■ REQUEST: Do not include the pictures; repeat the rest of the data exactly.

■ COLLECTED DATA:
# # # # # # #
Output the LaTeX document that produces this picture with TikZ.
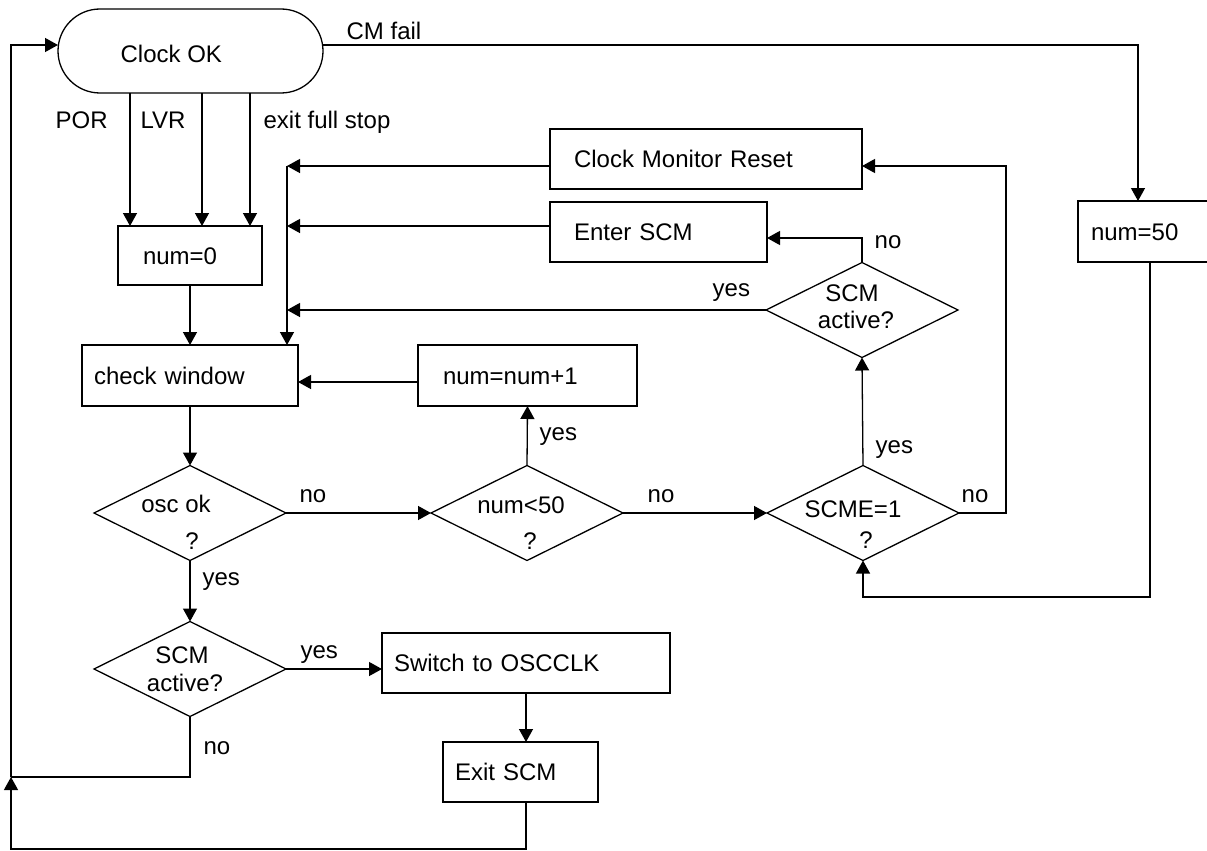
\documentclass[tikz,border=0pt]{standalone}
\usepackage{fontspec}
\setmainfont{Liberation Sans}
\usetikzlibrary{arrows.meta,shapes.geometric}
\begin{document}
\begin{tikzpicture}[x=1pt,y=-1pt, font=\fontsize{24}{28}\selectfont, line width=1.3pt,
 box/.style={draw, rectangle, outer sep=0pt, inner ysep=0pt, anchor=north west, align=left, text height=17pt, text depth=0pt},
 dia/.style={draw, diamond, inner sep=0pt, outer sep=0pt, minimum width=192, minimum height=95},
 dtxt/.style={inner sep=0pt, text height=17pt, text depth=0pt, anchor=center},
 lbl/.style={inner sep=0pt, anchor=base west},
 arr/.style={-{Triangle[length=13pt,width=14pt]}}]
\useasboundingbox (0,0) rectangle (1207,851);
\clip (0,0) rectangle (1207,851);
% start/stadium
\node[draw, rectangle, rounded corners=42pt, minimum width=265, minimum height=84, outer sep=0pt] (clock) at (190.5,51) {};
\node[lbl] (clocktxt) at (120,63) {Clock OK};
% boxes
\node[box, minimum width=144, minimum height=59, inner xsep=25, text width=94] (num0) at (118,226) {num=0};
\node[box, minimum width=216, minimum height=61, inner xsep=12, text width=192] (checkwin) at (82,345) {check window};
\node[box, minimum width=219, minimum height=61, inner xsep=25, text width=169] (numinc) at (418,345) {num=num+1};
\node[box, minimum width=312, minimum height=60, inner xsep=24, text width=264] (cmr) at (550,129) {Clock Monitor Reset};
\node[box, minimum width=217, minimum height=60, inner xsep=24, text width=169] (enter) at (550,202) {Enter SCM};
\node[box, minimum width=144, minimum height=61, inner xsep=13, text width=118] (num50) at (1078,201) {num=50};
\node[box, minimum width=288, minimum height=60, inner xsep=12, text width=264] (switch) at (382,633) {Switch to OSCCLK};
\node[box, minimum width=155, minimum height=60, inner xsep=12, text width=131] (exit) at (443,742) {Exit SCM};
% diamonds
\node[dia] (osc) at (190,513) {};
\node[dtxt] (osct1) at (176,504) {osc ok};
\node[dtxt] (osct2) at (192,541) {?};
\node[dia] (nlt) at (527,513) {};
\node[dtxt] (nltt1) at (521,505) {num<50};
\node[dtxt] (nltt2) at (530,541) {?};
\node[dia] (scme) at (863,513) {};
\node[dtxt] (scmet1) at (853,509) {SCME=1};
\node[dtxt] (scmet2) at (866,540) {?};
\node[dia] (scma) at (862,310) {};
\node[dtxt] (scmat1) at (852,293) {SCM};
\node[dtxt] (scmat2) at (856,320) {active?};
\node[dia] (scmb) at (190,669) {};
\node[dtxt] (scmbt1) at (182,655) {SCM};
\node[dtxt] (scmbt2) at (185,683) {active?};
% coordinates
\coordinate (j0) at (11,45);
\coordinate (j1) at (11,777);
\coordinate (b2) at (11,849);
\coordinate (cm) at (1138,45);
\coordinate (a1) at (130,0);
\coordinate (a2) at (202,0);
\coordinate (a3) at (250,0);
\coordinate (c1) at (287,166);
\coordinate (c2) at (287,226);
\coordinate (c3) at (287,310);
\coordinate (h1) at (0,382);
\coordinate (e1) at (0,238);
\coordinate (r1) at (1006,166);
\coordinate (b1) at (1150,597);
% connectors
\draw[arr] (clock.east |- cm) -- (cm) -- (cm |- num50.north);
\draw[arr] (clock.south -| a1) -- (num0.north -| a1);
\draw[arr] (clock.south -| a2) -- (num0.north -| a2);
\draw[arr] (clock.south -| a3) -- (num0.north -| a3);
\draw[arr] (num0.south) -- (checkwin.north);
\draw[arr] (cmr.west |- c1) -- (c1);
\draw[arr] (enter.west |- c2) -- (c2);
\draw[arr] (scma.west) -- (c3);
\draw[arr] (c1) -- (c1 |- checkwin.north);
\draw[arr] (numinc.west |- h1) -- (checkwin.east |- h1);
\draw[arr] (checkwin.south) -- (osc.north);
\draw[arr] (osc.east) -- (nlt.west);
\draw[arr] (nlt.north) -- (numinc.south);
\draw[arr] (nlt.east) -- (scme.west);
\draw[arr] (scme.north) -- (scma.south);
\draw[arr] (scma.north) |- (enter.east |- e1);
\draw[arr] (scme.east) -| (r1) -- (cmr.east |- r1);
\draw[arr] (num50.south) -- (b1) -| (scme.south);
\draw[arr] (osc.south) -- (scmb.north);
\draw[arr] (scmb.east) -- (switch.west |- scmb.east);
\draw[arr] (switch.south) -- (switch.south |- exit.north);
\draw (scmb.south) |- (j1);
\draw[arr] (switch.south |- exit.south) |- (b2) -- (j1);
\draw[arr] (j1) -- (j0) -- (clock.west |- j0);
% labels
\node[lbl] (lcm) at (346,40) {CM fail};
\node[lbl] (lpor) at (55,128) {POR};
\node[lbl] (llvr) at (140,128) {LVR};
\node[lbl] (lexit) at (263,128) {exit full stop};
\node[lbl] (ly1) at (712,296) {yes};
\node[lbl] (ln1) at (874,248) {no};
\node[lbl] (ly2) at (539,440) {yes};
\node[lbl] (ln2) at (299,502) {no};
\node[lbl] (ln3) at (647,502) {no};
\node[lbl] (ln4) at (961,502) {no};
\node[lbl] (ly3) at (875,453) {yes};
\node[lbl] (ly4) at (202,585) {yes};
\node[lbl] (ly5) at (300,658) {yes};
\node[lbl] (ln5) at (203,754) {no};
\end{tikzpicture}
\end{document}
# # # # # # #
■ ANSWER:
Output the LaTeX document that produces this picture with TikZ.
\documentclass[tikz,border=0pt]{standalone}
\usepackage{fontspec}
\setmainfont{Liberation Sans}
\usetikzlibrary{arrows.meta,shapes.geometric}
\begin{document}
\begin{tikzpicture}[x=1pt,y=-1pt, font=\fontsize{24}{28}\selectfont, line width=1.3pt,
 box/.style={draw, rectangle, outer sep=0pt, inner ysep=0pt, anchor=north west, align=left, text height=17pt, text depth=0pt},
 dia/.style={draw, diamond, inner sep=0pt, outer sep=0pt, minimum width=192, minimum height=95},
 dtxt/.style={inner sep=0pt, text height=17pt, text depth=0pt, anchor=center},
 lbl/.style={inner sep=0pt, anchor=base west},
 arr/.style={-{Triangle[length=13pt,width=14pt]}}]
\useasboundingbox (0,0) rectangle (1207,851);
\clip (0,0) rectangle (1207,851);
% start/stadium
\node[draw, rectangle, rounded corners=42pt, minimum width=265, minimum height=84, outer sep=0pt] (clock) at (190.5,51) {};
\node[lbl] (clocktxt) at (120,63) {Clock OK};
% boxes
\node[box, minimum width=144, minimum height=59, inner xsep=25, text width=94] (num0) at (118,226) {num=0};
\node[box, minimum width=216, minimum height=61, inner xsep=12, text width=192] (checkwin) at (82,345) {check window};
\node[box, minimum width=219, minimum height=61, inner xsep=25, text width=169] (numinc) at (418,345) {num=num+1};
\node[box, minimum width=312, minimum height=60, inner xsep=24, text width=264] (cmr) at (550,129) {Clock Monitor Reset};
\node[box, minimum width=217, minimum height=60, inner xsep=24, text width=169] (enter) at (550,202) {Enter SCM};
\node[box, minimum width=144, minimum height=61, inner xsep=13, text width=118] (num50) at (1078,201) {num=50};
\node[box, minimum width=288, minimum height=60, inner xsep=12, text width=264] (switch) at (382,633) {Switch to OSCCLK};
\node[box, minimum width=155, minimum height=60, inner xsep=12, text width=131] (exit) at (443,742) {Exit SCM};
% diamonds
\node[dia] (osc) at (190,513) {};
\node[dtxt] (osct1) at (176,504) {osc ok};
\node[dtxt] (osct2) at (192,541) {?};
\node[dia] (nlt) at (527,513) {};
\node[dtxt] (nltt1) at (521,505) {num<50};
\node[dtxt] (nltt2) at (530,541) {?};
\node[dia] (scme) at (863,513) {};
\node[dtxt] (scmet1) at (853,509) {SCME=1};
\node[dtxt] (scmet2) at (866,540) {?};
\node[dia] (scma) at (862,310) {};
\node[dtxt] (scmat1) at (852,293) {SCM};
\node[dtxt] (scmat2) at (856,320) {active?};
\node[dia] (scmb) at (190,669) {};
\node[dtxt] (scmbt1) at (182,655) {SCM};
\node[dtxt] (scmbt2) at (185,683) {active?};
% coordinates
\coordinate (j0) at (11,45);
\coordinate (j1) at (11,777);
\coordinate (b2) at (11,849);
\coordinate (cm) at (1138,45);
\coordinate (a1) at (130,0);
\coordinate (a2) at (202,0);
\coordinate (a3) at (250,0);
\coordinate (c1) at (287,166);
\coordinate (c2) at (287,226);
\coordinate (c3) at (287,310);
\coordinate (h1) at (0,382);
\coordinate (e1) at (0,238);
\coordinate (r1) at (1006,166);
\coordinate (b1) at (1150,597);
% connectors
\draw[arr] (clock.east |- cm) -- (cm) -- (cm |- num50.north);
\draw[arr] (clock.south -| a1) -- (num0.north -| a1);
\draw[arr] (clock.south -| a2) -- (num0.north -| a2);
\draw[arr] (clock.south -| a3) -- (num0.north -| a3);
\draw[arr] (num0.south) -- (checkwin.north);
\draw[arr] (cmr.west |- c1) -- (c1);
\draw[arr] (enter.west |- c2) -- (c2);
\draw[arr] (scma.west) -- (c3);
\draw[arr] (c1) -- (c1 |- checkwin.north);
\draw[arr] (numinc.west |- h1) -- (checkwin.east |- h1);
\draw[arr] (checkwin.south) -- (osc.north);
\draw[arr] (osc.east) -- (nlt.west);
\draw[arr] (nlt.north) -- (numinc.south);
\draw[arr] (nlt.east) -- (scme.west);
\draw[arr] (scme.north) -- (scma.south);
\draw[arr] (scma.north) |- (enter.east |- e1);
\draw[arr] (scme.east) -| (r1) -- (cmr.east |- r1);
\draw[arr] (num50.south) -- (b1) -| (scme.south);
\draw[arr] (osc.south) -- (scmb.north);
\draw[arr] (scmb.east) -- (switch.west |- scmb.east);
\draw[arr] (switch.south) -- (switch.south |- exit.north);
\draw (scmb.south) |- (j1);
\draw[arr] (switch.south |- exit.south) |- (b2) -- (j1);
\draw[arr] (j1) -- (j0) -- (clock.west |- j0);
% labels
\node[lbl] (lcm) at (346,40) {CM fail};
\node[lbl] (lpor) at (55,128) {POR};
\node[lbl] (llvr) at (140,128) {LVR};
\node[lbl] (lexit) at (263,128) {exit full stop};
\node[lbl] (ly1) at (712,296) {yes};
\node[lbl] (ln1) at (874,248) {no};
\node[lbl] (ly2) at (539,440) {yes};
\node[lbl] (ln2) at (299,502) {no};
\node[lbl] (ln3) at (647,502) {no};
\node[lbl] (ln4) at (961,502) {no};
\node[lbl] (ly3) at (875,453) {yes};
\node[lbl] (ly4) at (202,585) {yes};
\node[lbl] (ly5) at (300,658) {yes};
\node[lbl] (ln5) at (203,754) {no};
\end{tikzpicture}
\end{document}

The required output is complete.